Wireless broadband, which some wanted to replace broadcasting, would not be able to handle the demand for video services. ION's Burgess showed off one of the first iPhones capable of receiving mobile DTV, while ION's Jenkins showed an LG Maze, a Valups, and a Tivit; the latter sends signals to the iPod Touch and is expected to soon work with the Google Nexus. Sinclair Broadcast Group director of advanced technology Mark Aitken said the mobile DTV concept of multiple transmitters would help free up spectrum for wireless broadband in rural areas but not large cities. He also explained to the FCC that mobile DTV was the best method for sending out live video to those using cell phones and similar devices.
The OMVC's Mobile DTV Consumer Showcase began May 3, 2010, and lasted all summer. Nine stations planned to distribute 20 programs, including local and network shows as well as cable programs, to Samsung Moment phones. Dell Netbooks and Valups Tivits also received programming.
On September 23, 2010, Media General began its first MDTV service at WCMH-TV in Columbus, Ohio and had plans to do the same a month later at WFLA-TV in the Tampa Bay, Florida area and five to seven more stations in its portfolio.
On November 19, 2010, a joint venture of 12 major broadcasters known as the Mobile Content Venture (MCV) announced plans to upgrade TV stations in 20 markets representing 40 percent of the United States population to deliver live video to portable devices by the end of 2011.
Brian Lawlor, a Scripps TV senior vice president said that in September 2011, Scripps stations would offer a mobile app allowing people with an iPhone or iPad to see emergency information (e.g. weather bulletins) in the event of a power outage. In 2012, a number of stations plan to conduct tests of the Mobile Emergency Alert System (M-EAS), a system to deliver emergency information via mobile DTV.
In January 2012, the MCV announced that MetroPCS would offer MCV's Dyle mobile DTV service.

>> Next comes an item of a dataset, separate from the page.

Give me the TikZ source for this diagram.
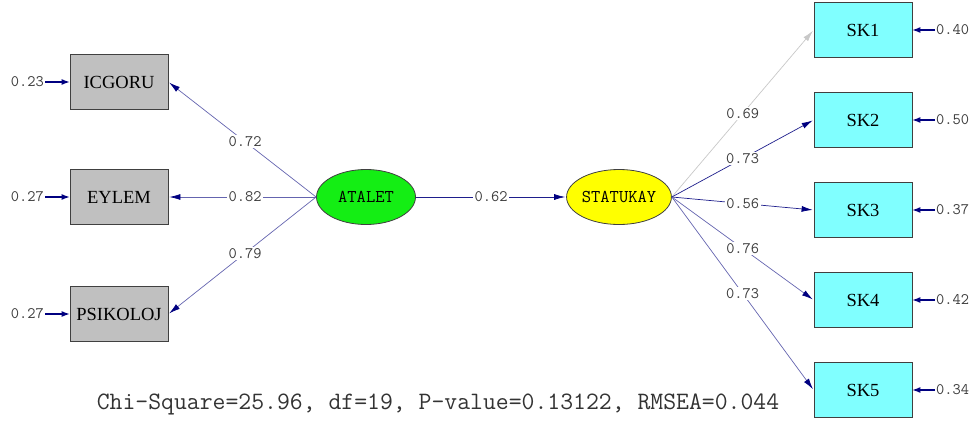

Samsung planned an Android phone capable of receiving this service late in 2012. At the end of 2012, Dyle was in 35 markets and capable of reaching 55 percent of viewers. According to the home page on its website, "As of May 22, 2015, Dyle mobile TV is no longer in service, and Dyle-enabled devices and their apps will no longer be supported."
At the NAB show in April 2012, MCV announced that 17 additional television stations would launch mobile DTV, bringing the total to 92, covering more than 55% of US homes. Included are stations in three new markets: Austin, Texas, Boston, Massachusetts, and Dayton, Ohio.
In September 2012, WRAL-TV announced rollout of a Mobile Emergency Alert System based around mobile digital television technology.
By early 2013, 130 stations were providing content, but adoption of devices such as dongles was not widespread.
According to NPD's "Free Streaming TV" report, released in February 2013, 12 percent of United States TV watchers reported streaming TV shows for free during the prior three months, compared to 14 percent who watched a TV show via SVOD.